Still, something significant may have occurred today, with the publication of the minutes of the October policy meeting of the Federal Open Market Committee, the group within the Federal Reserve that sets monetary policy. The causal link between the content of those minutes and today's stock market losses is pretty obvious: the S&P 500 had been in the black up until 2 p.m. ET, the time at which the minutes were released.

Admittedly, the magnitude of today's decline does not indicate a huge upset, but note that the reaction in the gold market was more pronounced – the SPDR Gold Shares (GLD 0.32%) finished the day down 2.3%:

^GSPC Chart

^GSPC data by YCharts

Last Saturday, I wrote:

I think it's unlikely that the Fed will decide to scale back its bond purchases in December, but it may be more likely than the market now believes. ... [T]he market's excessively dovish attitude translates into an expected "taper" start date that has been pushed well into next year. I'm not sure why so many analysts appear to be looking out to the summer of 2014 and beyond.

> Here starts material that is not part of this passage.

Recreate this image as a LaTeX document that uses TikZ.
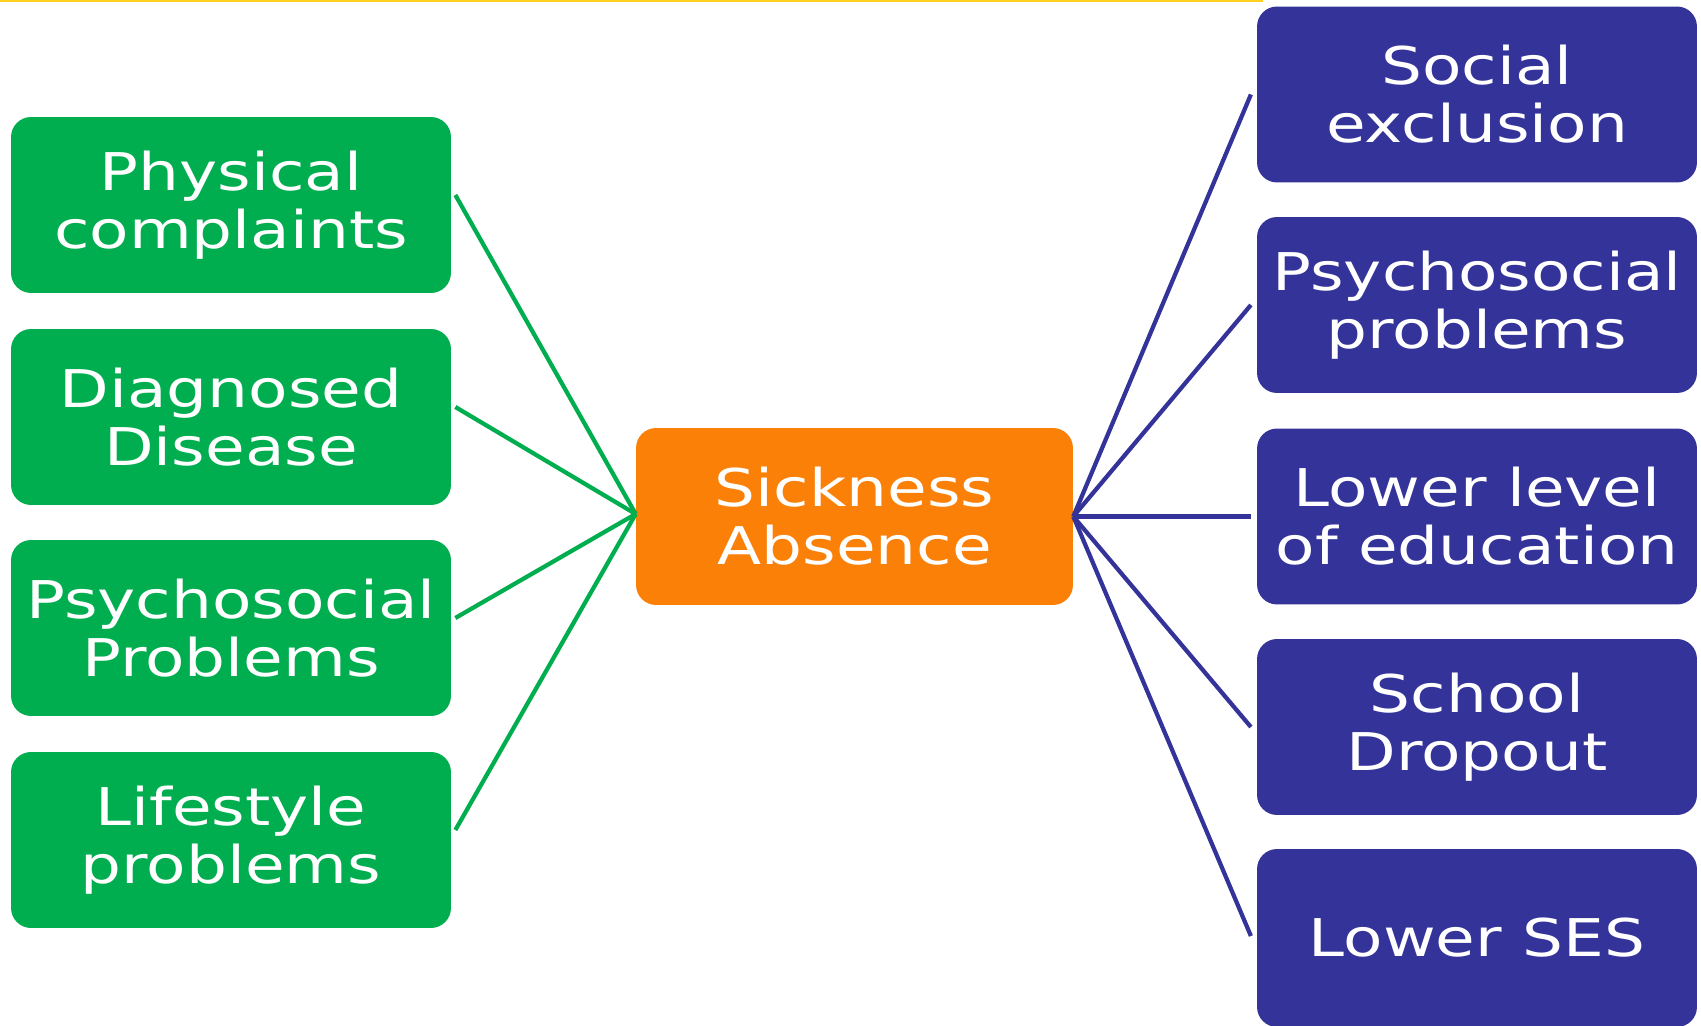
\documentclass[tikz,border=0pt]{standalone}
\usepackage{fontspec}
\setmainfont{DejaVu Sans}[FakeStretch=1.24]
\usepackage{tikz}
\definecolor{boxgreen}{RGB}{0,173,79}
\definecolor{boxorange}{RGB}{251,128,8}
\definecolor{boxblue}{RGB}{51,51,153}
\definecolor{topyellow}{RGB}{255,208,30}

\begin{document}
\begin{tikzpicture}[x=0.02cm, y=-0.02cm,
		box/.style={rounded corners=0.4cm, text=white, align=center, inner sep=0pt,
			minimum width=8.8cm, minimum height=3.52cm, font=\fontsize{29.6}{33}\selectfont},
		greenbox/.style={box, fill=boxgreen, outer sep=2.5pt},
		bluebox/.style={box, fill=boxblue, outer sep=3.5pt},
		link/.style={line width=0.085cm}]
				\useasboundingbox (0,0) rectangle (1701,1026);
				\draw[topyellow, line width=0.06cm] (0,1) -- (1263,1);
				% causes
				\node[greenbox] (pc) at (231,205) {Physical\\complaints};
				\node[greenbox] (dd) at (231,417) {Diagnosed\\Disease};
				\node[greenbox] (pp) at (231,628) {Psychosocial\\Problems};
				\node[greenbox] (lp) at (231,840) {Lifestyle\\problems};
				% centre
				\node[box, fill=boxorange, minimum width=8.74cm, minimum height=3.54cm] (sa) at (854.5,516.5) {Sickness\\Absence};
				% consequences
				\node[bluebox] (se) at (1477,94.5) {Social\\exclusion};
				\node[bluebox] (ps) at (1477,305) {Psychosocial\\problems};
				\node[bluebox] (le) at (1477,516.5) {Lower level\\of education};
				\node[bluebox] (sd) at (1477,727) {School\\Dropout};
				\node[bluebox, minimum height=3.56cm] (ses) at (1477,938) {Lower SES};
				\foreach \n in {pc,dd,pp,lp}
					\draw[link, boxgreen] ([yshift=0.2cm]\n.east) -- ([yshift=0.05cm]sa.west);
				\foreach \n in {se,ps,le,sd}
					\draw[link, boxblue] (sa.east) -- (\n.west);
				\draw[link, boxblue] (sa.east) -- ([yshift=0.04cm]ses.west);
			\end{tikzpicture}
\end{document}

I now think today's stock market reaction may be the start of a recalibration by the market of those expectations -- toward a more hawkish view. Traders had interpreted Janet Yellen's testimony in front of the Senate Banking Committee last week as indicating that quantitative easing would continue until kingdom come and that, therefore, one could be comfortably long the stock market through the end of the year.

The truth of the matter is that Yellen would not be drawn out on any calendar for beginning to reduce the Fed's asset purchases during her question-and-answer session, stressing only that the program is "data-dependent" (i.e., it depends on the evolution of incoming economic data) and "not on a set course."

Furthermore, today's minutes suggest that the Fed is shifting its emphasis from quantitative easing toward "forward guidance" – communicating the likely path of the federal funds rate to the market. That dovetails with comments Ben Bernanke is delivering at a National Economists' Club dinner this evening.

For long-term investors, all of this Fed-related rigmarole is a bit of a distraction, but it's worth keeping in mind that, with traders no longer feeling as secure with regard to the longevity of the QE easy-money gusher, one cannot rule out a correction in a market that has had a remarkable run so far this year.